I think people would like a project book.... book of ideas of Daily do's to work towards.. Love the nose work type of books.. gives you activities spending time with your pup... Living with, playing with is where so many skills are learned to be applied in real life. Find people do really well when they can focus on what they projecting..
Post #3 is such a good idea (as in living with your dog!). It could be a really useful approach to suggesting practical advice for dog owners in everyday situations. I suggest the OP consider this kind of an alternative instead, being already prepared to invest in the energy needed to help other people. Perhaps those who contribute in this forum routinely (here) would add their own ideas/perspective/experience from which an overall guide could be compiled. Maybe we could list the general aspects to be considered regarding dog behavior, and how it points towards different types of training?
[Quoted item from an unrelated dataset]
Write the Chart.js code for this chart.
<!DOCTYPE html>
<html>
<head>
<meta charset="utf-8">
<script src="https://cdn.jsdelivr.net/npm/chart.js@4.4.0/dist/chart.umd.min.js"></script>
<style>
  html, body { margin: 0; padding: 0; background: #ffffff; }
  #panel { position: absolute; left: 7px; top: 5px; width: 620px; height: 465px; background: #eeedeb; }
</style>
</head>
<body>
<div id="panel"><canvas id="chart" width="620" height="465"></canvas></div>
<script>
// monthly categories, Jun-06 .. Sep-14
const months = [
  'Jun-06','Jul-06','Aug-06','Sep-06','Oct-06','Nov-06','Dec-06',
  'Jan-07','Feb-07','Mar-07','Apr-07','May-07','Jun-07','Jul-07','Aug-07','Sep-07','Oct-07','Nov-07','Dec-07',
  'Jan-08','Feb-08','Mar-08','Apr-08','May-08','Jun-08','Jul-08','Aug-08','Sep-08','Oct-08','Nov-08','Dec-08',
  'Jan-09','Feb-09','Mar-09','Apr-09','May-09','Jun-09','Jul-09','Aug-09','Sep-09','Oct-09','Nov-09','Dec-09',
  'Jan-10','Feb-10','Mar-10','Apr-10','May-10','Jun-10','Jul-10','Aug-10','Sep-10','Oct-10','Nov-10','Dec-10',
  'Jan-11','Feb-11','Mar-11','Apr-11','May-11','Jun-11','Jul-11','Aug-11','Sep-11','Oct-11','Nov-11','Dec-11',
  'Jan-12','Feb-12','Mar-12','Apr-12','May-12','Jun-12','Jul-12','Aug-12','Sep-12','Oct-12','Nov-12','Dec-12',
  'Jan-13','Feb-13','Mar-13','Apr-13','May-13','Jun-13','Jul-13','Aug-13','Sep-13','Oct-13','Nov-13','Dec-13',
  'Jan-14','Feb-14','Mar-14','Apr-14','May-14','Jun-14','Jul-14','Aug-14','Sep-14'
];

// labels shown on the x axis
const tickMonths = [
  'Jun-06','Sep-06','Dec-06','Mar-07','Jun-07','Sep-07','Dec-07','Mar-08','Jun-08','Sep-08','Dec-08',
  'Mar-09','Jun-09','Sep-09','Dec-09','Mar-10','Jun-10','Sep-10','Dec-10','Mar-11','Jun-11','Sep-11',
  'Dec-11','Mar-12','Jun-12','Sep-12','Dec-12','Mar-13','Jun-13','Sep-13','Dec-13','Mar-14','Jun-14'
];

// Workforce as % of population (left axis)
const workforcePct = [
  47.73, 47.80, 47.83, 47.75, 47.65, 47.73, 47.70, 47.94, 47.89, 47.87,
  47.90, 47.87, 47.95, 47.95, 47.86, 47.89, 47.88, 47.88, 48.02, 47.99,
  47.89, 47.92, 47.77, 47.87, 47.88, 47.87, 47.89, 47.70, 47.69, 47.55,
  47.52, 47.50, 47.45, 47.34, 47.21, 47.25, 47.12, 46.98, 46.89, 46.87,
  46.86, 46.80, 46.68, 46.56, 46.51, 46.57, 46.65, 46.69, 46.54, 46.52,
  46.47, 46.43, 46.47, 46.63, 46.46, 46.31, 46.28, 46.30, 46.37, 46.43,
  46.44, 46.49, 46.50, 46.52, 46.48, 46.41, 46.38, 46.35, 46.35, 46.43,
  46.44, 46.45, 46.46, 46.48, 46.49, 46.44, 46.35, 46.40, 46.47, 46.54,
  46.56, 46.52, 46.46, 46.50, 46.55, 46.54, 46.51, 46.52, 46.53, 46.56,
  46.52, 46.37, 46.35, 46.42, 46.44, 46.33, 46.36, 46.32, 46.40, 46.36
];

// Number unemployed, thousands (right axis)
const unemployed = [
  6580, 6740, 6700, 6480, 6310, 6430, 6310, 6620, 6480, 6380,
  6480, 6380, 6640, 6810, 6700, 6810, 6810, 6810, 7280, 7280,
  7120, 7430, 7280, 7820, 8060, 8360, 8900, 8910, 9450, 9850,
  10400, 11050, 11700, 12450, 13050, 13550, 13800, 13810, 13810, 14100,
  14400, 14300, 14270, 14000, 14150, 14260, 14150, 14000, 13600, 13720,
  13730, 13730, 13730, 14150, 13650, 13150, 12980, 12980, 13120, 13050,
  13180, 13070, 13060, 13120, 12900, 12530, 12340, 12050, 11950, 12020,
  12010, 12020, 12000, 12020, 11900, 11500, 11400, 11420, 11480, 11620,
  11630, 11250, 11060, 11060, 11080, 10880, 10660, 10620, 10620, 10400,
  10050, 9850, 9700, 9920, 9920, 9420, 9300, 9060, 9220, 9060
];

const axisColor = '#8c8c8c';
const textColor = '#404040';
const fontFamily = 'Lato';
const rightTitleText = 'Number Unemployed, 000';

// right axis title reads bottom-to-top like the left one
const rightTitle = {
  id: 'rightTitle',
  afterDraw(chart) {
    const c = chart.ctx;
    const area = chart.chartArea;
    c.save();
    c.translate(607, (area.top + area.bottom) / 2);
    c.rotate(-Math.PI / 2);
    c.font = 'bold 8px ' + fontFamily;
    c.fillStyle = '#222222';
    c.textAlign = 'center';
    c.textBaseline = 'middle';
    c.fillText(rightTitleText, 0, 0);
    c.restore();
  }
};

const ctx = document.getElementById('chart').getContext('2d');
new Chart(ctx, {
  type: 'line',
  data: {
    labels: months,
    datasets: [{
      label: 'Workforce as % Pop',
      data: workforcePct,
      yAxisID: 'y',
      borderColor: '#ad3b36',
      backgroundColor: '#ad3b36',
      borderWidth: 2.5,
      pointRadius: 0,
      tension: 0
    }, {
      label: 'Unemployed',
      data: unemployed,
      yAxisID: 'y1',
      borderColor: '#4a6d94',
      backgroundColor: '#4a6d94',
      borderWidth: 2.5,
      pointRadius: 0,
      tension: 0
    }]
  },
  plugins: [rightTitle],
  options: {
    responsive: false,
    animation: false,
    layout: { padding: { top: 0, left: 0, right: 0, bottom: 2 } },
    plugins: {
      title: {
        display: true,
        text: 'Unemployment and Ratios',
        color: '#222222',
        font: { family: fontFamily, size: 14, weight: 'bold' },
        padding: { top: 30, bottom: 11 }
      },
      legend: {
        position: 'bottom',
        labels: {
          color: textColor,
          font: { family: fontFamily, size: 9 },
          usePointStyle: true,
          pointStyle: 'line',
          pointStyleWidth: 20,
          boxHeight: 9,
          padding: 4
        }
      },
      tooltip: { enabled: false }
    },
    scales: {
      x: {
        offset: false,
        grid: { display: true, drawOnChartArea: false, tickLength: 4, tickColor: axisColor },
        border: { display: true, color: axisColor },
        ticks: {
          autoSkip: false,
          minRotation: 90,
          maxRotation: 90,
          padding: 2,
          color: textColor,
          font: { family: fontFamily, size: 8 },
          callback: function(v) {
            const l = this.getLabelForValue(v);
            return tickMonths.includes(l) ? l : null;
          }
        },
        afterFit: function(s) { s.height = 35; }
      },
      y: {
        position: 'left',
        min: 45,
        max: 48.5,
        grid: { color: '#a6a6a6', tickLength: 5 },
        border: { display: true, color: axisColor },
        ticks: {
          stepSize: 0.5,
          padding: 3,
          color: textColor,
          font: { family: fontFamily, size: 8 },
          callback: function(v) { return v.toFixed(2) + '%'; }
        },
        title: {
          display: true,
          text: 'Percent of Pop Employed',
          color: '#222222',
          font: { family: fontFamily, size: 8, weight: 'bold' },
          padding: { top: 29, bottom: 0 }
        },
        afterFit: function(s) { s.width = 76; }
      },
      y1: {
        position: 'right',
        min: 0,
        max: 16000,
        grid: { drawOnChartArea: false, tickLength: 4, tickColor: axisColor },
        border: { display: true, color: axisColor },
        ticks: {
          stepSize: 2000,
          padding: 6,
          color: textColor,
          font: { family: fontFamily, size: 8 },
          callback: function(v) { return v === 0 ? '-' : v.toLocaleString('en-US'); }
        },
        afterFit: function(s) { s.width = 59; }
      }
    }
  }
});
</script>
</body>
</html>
These are JUST suggestions (I am not "endorsing" particular elements). So don't beat me up with a rawhide chewstick. Everyone here should contribute with their perspective, and things to be considered.
The following would be on a scale of 1 to 10:
1. The nature of the dog (high or low energy).
2. Type of traits (confident, focused to hesitant and distracted to uncooperative)
3. What does the dog enjoy doing (lounging, walking, chasing, patrolling)
4. Who will be involved in shaping behavior (primary owner to the family dynamic)
5. What are ways to incentivize your dog (games, challenges, companionship, rewards).
6. What are everyday exercises (activities/approaches) that can strengthen your bond (relationship) with the dog (adhering to a routine, teaching manners).
7. Ways to teach/build self-control in everyday situations. (Waiting for a meal, treat, pleasurable activity).
8. For what reasons (and how) is confining (establishing boundaries) useful in dog training.
9. Universal potty training approaches, the very basics!
10. Interacting with others (dogs, people, unfamiliar situations)
a. Depending on the type of personality (confident to anxious to fearful)
b. Examples or occasions for desensitizing and providing everyday exposure to expand the dog's experience.
11. Correction, if, when, how or never applicable? (examples).
12. Achieved how, through time-outs, redirects, repetition, relearning).
Title: I would not worry about a title right now. You may find that a title will jump out at you as you are writing the material.
Content: Before you consider content, you must first decide who your target audience will be.
Are you writing a book for someone who has never owned a dog before?
Are you writing for someone with a brand new puppy? Or someone who adopted an older dog that has already developed some bad habits?
Are you writing for someone who wants their dog to learn tricks? Develop skills that prepare their pup for agility training? Or just be a well-mannered pet?
Also, take a look at the books that are already available. Go to a book store and spend some time thumbing through the books. Do the same at your local library.
Most of the How to Raise a Puppy or basic Train Your Dog books I've looked at have the same watered-down content. Feed them. Crate them. Teach them sit, down and stay. Yes, these are important but is that the type of training information you want to fill your pages?
What will your book have that will make it stand out from the rest? What's your philosophy on dog training? Are you more of a Cesar Millan trainer or a Zak George trainer? Ask yourself why you want to write the book, and what training knowledge you have that you feel other people need to know?
Will your book contain photos to help the reader understand the instruction? If so, will you take the photos? Will all the pictures be of your dog?
I think some of the better books are specialized, targeting a specific area of training. Hunting dog training; Trick training; Crate training; Train your own service dog; Training the reactive dog; etc.
My post may sound like I am trying to discourage you. But I assure you that is not the case. I just think it is important for you to know what kind of book you plan to write before you actually start writing it.
One skill that's not addressed very often is how to assess your dog. In order to tailor the style of training. Our breed specialty magazine once had a piece written about how to evaluate young puppies! Based on about 10 questions and providing exercises to put the puppy through. It was so much fun!!